_Task data:_

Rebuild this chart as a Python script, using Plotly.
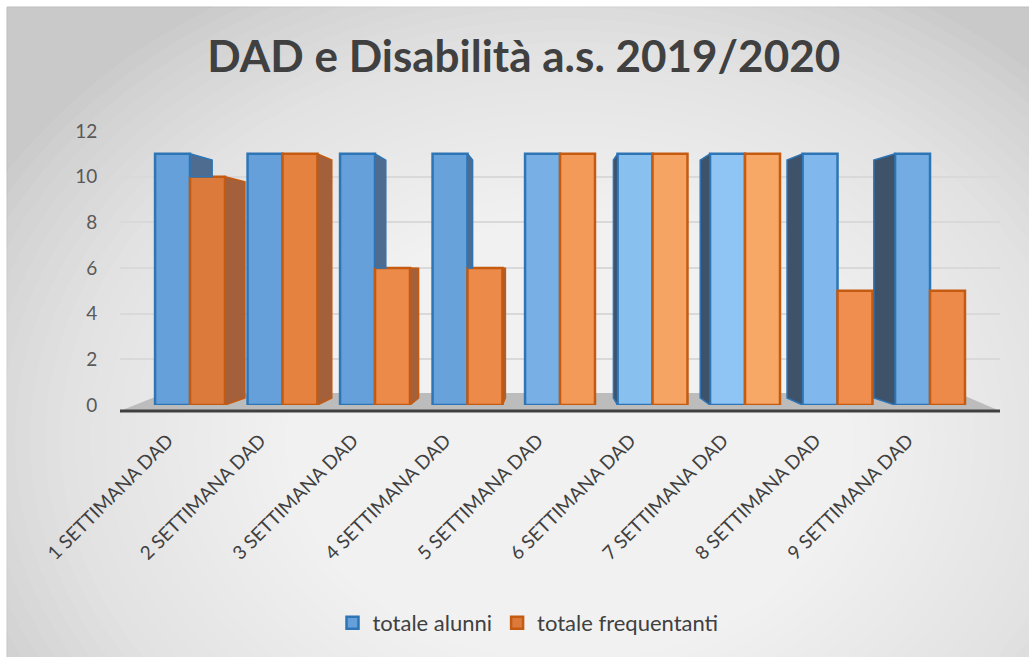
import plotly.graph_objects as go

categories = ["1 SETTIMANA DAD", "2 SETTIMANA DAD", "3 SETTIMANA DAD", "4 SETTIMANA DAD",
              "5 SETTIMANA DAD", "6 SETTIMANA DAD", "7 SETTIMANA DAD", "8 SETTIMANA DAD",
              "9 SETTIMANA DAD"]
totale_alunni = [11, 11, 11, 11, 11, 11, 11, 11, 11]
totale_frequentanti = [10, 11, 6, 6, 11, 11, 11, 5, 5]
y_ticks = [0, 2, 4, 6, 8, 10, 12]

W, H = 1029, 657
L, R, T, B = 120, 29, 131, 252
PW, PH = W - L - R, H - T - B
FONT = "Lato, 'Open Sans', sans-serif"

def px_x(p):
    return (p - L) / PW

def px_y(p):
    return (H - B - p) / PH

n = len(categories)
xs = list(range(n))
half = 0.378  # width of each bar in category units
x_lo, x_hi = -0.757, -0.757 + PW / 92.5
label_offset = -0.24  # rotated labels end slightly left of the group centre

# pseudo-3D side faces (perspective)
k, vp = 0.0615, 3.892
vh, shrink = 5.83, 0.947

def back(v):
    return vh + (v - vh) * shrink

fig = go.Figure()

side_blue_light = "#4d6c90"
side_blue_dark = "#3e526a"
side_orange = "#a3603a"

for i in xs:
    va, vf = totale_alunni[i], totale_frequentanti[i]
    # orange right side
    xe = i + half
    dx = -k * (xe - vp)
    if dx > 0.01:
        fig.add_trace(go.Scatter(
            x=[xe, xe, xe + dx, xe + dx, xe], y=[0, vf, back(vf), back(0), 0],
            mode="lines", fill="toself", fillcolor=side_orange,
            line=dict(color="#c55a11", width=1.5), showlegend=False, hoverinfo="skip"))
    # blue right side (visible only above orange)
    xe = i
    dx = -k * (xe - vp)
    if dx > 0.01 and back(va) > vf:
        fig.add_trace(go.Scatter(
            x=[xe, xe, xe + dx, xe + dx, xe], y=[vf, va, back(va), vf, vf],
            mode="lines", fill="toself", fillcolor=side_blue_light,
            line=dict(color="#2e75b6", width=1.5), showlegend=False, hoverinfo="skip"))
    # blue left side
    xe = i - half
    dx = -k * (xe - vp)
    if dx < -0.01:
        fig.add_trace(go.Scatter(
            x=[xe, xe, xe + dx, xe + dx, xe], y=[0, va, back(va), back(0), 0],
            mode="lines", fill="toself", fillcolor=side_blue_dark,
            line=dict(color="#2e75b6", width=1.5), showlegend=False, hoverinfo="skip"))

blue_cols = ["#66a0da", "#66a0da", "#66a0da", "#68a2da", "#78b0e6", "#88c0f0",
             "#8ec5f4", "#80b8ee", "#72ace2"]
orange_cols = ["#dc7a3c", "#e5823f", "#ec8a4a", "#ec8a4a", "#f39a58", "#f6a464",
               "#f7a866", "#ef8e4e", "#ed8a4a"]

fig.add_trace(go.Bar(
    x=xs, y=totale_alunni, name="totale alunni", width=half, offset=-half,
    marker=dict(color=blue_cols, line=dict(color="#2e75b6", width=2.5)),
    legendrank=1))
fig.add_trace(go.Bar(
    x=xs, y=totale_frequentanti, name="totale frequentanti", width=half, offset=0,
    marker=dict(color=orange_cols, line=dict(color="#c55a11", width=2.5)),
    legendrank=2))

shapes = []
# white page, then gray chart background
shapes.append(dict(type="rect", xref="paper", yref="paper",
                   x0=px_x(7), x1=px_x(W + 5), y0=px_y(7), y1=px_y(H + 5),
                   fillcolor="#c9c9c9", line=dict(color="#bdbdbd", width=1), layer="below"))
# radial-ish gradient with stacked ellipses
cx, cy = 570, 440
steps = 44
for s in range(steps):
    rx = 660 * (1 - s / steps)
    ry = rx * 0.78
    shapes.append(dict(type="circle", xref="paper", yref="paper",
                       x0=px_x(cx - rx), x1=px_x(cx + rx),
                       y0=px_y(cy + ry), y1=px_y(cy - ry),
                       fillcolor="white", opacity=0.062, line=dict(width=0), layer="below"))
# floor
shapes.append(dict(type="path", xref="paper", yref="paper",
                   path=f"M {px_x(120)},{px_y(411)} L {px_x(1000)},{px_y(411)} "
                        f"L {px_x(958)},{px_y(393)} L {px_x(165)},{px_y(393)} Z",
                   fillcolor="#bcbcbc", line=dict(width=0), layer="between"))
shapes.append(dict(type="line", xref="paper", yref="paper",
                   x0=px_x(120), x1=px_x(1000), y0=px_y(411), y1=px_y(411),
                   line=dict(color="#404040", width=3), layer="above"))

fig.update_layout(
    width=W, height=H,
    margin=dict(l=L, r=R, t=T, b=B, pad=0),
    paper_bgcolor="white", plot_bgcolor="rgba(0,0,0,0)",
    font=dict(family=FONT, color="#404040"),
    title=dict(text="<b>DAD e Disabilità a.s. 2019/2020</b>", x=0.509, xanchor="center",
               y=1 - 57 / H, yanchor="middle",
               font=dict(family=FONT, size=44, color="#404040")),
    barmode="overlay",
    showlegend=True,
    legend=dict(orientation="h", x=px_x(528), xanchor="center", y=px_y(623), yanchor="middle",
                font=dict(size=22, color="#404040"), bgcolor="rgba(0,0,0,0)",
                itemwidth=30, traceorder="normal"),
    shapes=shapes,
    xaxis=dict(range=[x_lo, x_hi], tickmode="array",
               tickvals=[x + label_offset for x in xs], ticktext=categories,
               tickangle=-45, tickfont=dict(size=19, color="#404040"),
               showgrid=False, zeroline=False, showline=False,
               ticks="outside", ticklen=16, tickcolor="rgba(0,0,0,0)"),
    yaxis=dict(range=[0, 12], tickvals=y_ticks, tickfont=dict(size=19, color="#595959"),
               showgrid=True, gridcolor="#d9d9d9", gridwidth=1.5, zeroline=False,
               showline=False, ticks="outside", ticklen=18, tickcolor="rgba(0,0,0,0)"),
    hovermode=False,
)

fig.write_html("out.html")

---

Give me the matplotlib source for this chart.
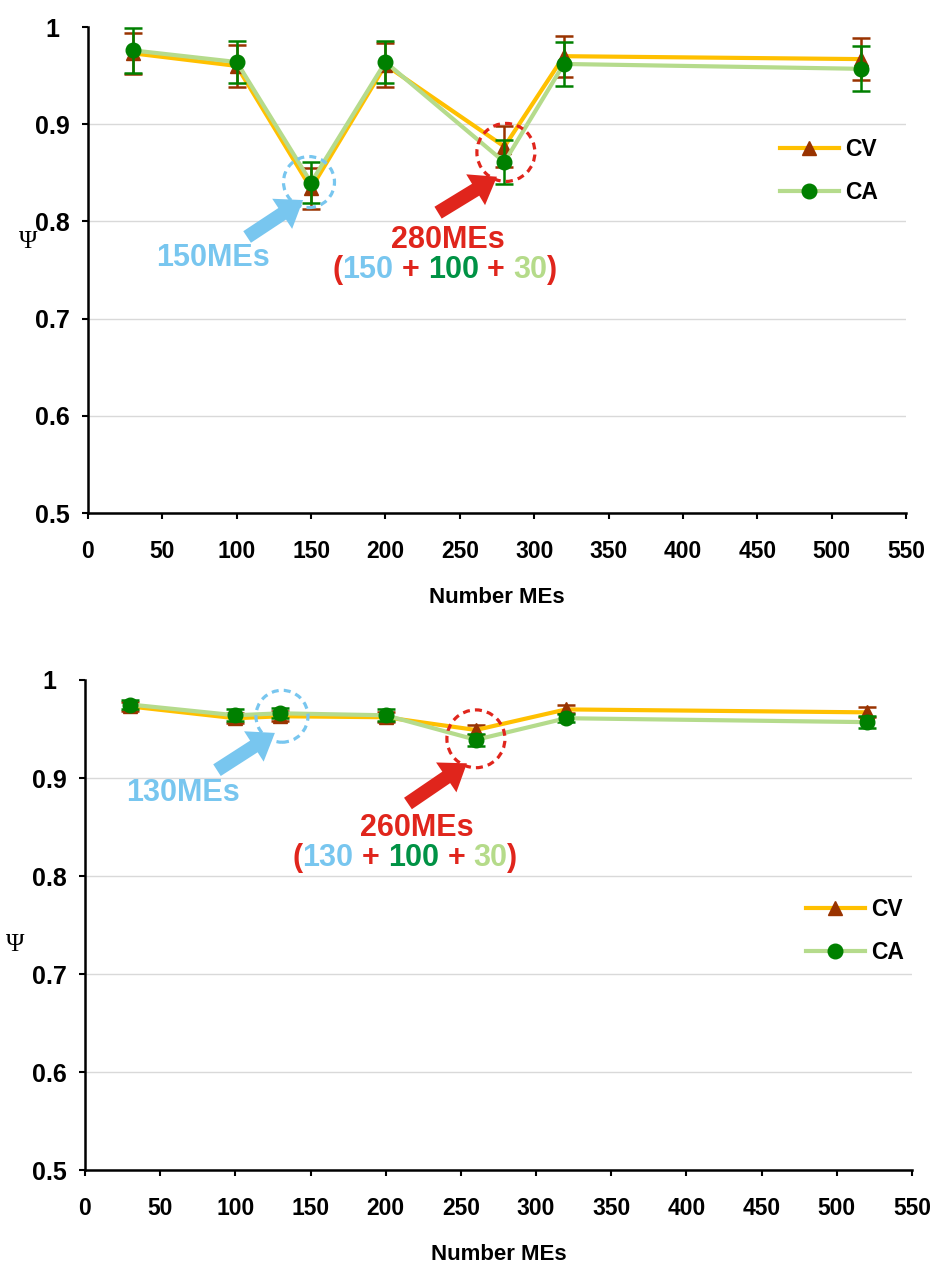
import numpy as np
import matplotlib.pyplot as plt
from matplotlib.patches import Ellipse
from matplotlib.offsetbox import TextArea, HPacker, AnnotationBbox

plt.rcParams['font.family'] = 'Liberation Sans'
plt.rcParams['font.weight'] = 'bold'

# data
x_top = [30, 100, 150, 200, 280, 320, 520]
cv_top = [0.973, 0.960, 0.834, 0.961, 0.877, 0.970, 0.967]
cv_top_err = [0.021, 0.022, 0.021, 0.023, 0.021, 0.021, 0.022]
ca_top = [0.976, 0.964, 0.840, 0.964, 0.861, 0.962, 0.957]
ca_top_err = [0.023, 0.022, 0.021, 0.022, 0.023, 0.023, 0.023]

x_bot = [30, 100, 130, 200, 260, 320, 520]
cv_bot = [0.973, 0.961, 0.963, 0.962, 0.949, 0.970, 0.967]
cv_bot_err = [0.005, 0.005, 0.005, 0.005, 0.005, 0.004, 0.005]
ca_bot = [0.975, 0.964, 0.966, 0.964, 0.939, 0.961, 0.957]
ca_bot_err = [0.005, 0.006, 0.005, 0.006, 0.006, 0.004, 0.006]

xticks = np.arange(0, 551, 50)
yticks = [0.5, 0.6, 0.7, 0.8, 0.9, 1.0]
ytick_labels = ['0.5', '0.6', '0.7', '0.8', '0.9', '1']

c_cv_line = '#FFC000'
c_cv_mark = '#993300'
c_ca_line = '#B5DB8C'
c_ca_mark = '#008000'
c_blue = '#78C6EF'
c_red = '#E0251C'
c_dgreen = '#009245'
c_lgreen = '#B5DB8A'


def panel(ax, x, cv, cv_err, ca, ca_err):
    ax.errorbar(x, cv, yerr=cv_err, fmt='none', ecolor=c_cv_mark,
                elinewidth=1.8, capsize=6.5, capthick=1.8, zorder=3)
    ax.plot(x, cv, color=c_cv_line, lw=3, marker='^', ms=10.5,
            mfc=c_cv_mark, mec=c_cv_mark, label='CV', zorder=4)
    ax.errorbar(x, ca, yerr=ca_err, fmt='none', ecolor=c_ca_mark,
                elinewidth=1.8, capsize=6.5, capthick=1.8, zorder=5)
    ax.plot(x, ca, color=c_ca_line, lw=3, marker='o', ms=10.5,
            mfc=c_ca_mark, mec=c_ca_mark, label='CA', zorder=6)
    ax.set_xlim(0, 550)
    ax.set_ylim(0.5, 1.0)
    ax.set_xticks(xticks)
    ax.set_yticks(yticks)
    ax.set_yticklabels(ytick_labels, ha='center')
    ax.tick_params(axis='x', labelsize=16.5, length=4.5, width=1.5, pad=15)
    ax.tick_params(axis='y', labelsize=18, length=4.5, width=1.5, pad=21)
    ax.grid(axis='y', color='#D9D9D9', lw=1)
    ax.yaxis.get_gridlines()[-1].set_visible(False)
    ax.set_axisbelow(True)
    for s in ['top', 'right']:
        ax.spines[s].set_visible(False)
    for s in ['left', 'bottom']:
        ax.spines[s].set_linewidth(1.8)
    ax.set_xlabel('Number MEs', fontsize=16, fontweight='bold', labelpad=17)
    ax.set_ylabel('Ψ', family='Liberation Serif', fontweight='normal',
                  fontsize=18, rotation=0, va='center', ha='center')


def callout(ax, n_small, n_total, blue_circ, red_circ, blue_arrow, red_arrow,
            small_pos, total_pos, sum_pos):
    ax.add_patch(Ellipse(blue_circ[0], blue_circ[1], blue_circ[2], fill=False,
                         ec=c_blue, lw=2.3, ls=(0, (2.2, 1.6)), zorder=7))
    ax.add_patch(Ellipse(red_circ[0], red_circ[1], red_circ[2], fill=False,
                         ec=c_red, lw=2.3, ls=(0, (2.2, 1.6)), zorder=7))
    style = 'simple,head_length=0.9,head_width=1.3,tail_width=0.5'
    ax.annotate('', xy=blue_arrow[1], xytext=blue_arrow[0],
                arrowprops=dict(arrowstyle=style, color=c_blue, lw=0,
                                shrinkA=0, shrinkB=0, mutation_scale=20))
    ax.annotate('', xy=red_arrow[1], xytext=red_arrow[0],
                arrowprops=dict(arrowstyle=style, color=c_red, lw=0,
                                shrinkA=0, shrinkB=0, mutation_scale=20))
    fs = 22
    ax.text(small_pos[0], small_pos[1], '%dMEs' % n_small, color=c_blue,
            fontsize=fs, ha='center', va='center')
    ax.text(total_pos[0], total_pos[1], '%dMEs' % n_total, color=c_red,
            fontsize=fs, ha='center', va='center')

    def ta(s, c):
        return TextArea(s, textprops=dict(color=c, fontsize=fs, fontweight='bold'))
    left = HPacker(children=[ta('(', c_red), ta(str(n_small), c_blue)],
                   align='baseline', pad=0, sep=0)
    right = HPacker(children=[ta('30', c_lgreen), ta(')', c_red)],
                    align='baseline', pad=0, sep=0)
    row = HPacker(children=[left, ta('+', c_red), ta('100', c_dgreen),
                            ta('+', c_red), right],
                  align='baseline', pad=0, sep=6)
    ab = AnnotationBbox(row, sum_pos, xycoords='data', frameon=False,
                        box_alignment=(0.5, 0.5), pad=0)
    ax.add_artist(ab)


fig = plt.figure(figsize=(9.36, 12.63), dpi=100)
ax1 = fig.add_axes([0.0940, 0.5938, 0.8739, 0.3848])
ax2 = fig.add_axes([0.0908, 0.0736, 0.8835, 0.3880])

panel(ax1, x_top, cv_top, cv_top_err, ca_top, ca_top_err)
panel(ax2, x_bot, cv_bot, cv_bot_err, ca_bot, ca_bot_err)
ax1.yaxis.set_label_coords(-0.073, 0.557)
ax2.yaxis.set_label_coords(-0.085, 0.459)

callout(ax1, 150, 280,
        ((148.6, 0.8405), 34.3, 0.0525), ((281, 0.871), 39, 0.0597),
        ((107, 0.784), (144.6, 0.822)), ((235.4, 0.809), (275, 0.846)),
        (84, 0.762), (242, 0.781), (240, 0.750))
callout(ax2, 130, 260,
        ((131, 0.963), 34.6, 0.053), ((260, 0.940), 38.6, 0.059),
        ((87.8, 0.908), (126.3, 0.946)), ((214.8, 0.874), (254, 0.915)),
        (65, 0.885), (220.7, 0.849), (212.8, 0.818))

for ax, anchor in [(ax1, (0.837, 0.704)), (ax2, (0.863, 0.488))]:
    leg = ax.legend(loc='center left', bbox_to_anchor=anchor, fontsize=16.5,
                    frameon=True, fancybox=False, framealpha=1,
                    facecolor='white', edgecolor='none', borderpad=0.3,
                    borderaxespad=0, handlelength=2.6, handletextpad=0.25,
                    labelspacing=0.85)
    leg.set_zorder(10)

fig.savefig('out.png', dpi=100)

_Stated task:_
Check each line of the data above for the string "matplotlib", then report how many lines have it, with no other words.

_Exercise answer:_
4